I’m actually kind of glad it was left off; it would have ended the album, and Dark Matter honestly makes a perfect closer on its own. Signify II would have been superfluous. If it went anywhere on Signify, it should have replaced the title track, because Signify II works much better as a statement of the album’s themes instead of as a summation. It would have also made a pretty good segue into The Sleep Of No Dreaming, which focuses on Wilson’s rejection of all that garbage.

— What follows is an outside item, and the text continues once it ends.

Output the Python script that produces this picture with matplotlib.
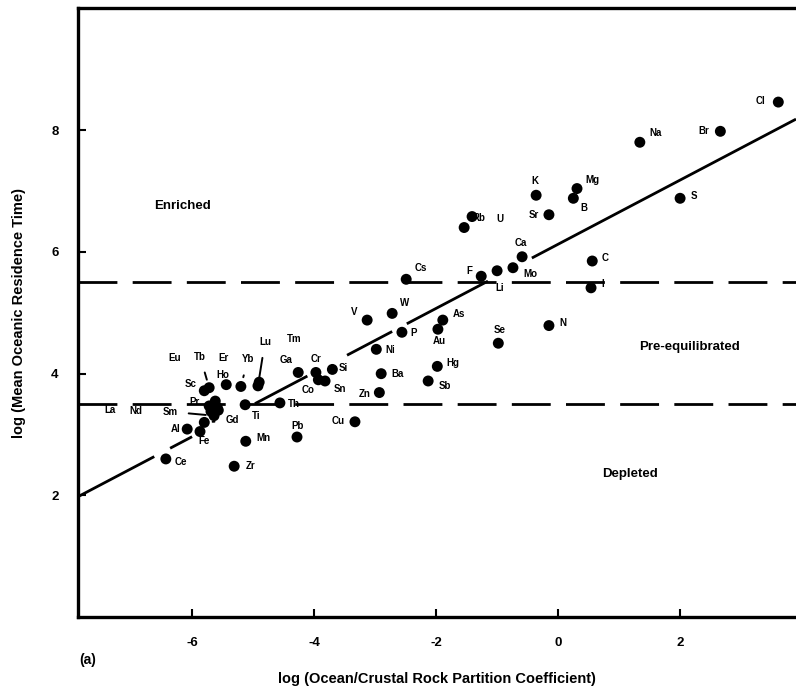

However. Those samples are what make Signify II unique. They’re what elevate the song from a transparent Hallogallo ripoff to something truly special. The samples and the instrumentation play off each other perfectly, with each one reinforcing the other. Of particular note here is the moment after the preacher asks if a caller really wants to accept Jesus into their life, and the music drops out completely for him to ask, “Why,” on some level inviting the listener to wonder why they should do the same, if this is what mainstream Christianity has to offer. The secular mix of Signify II is transparently bog-standard, but the religious mix is one of the best songs Porcupine Tree released during the Signify era. (Not exactly high praise coming from me, yes, but I’ll take what I can get from this point in their history.)
It is genuinely irritating whenever mainstream people talk about Porcupine Tree but either don’t talk about the Space Era or discount it for whatever reason. I’d typically chalk this up to the normies just wanting Steve to be this mopey depressed dude, but it’s slightly deeper than that. It probably has more to do with them, and we’ve talked about this before, putting him into a box. Not only is it an incomplete understanding of what Steven Wilson is about, but a demand that Wilson spend his life solely writing emo anthems for people who were too cool for actual emo.
Furthermore, Porcupine Tree were doing space rock longer than they did anything else. The Space Era is full of masterpieces, from Voyage 34 to all the funny stuff on Sunday to the title tracks of Up the Downstair and The Sky Moves Sideways. It’s a chunk of Porcupine Tree’s history that’s every bit as varied and multiplicitous as what they’d do later, and it’s done a great disservice when it’s treated as a footnote. The Stars Die compilation is essential largely because it’s a reminder that it isn’t, even as it’s radically different to what they’re doing now. What you think of the Space Era, ultimately, says more about you than it does about it, and if you believe the Space Era has little to offer compared to the other half of Porcupine Tree’s discography, then maybe Stars Die can change that a little.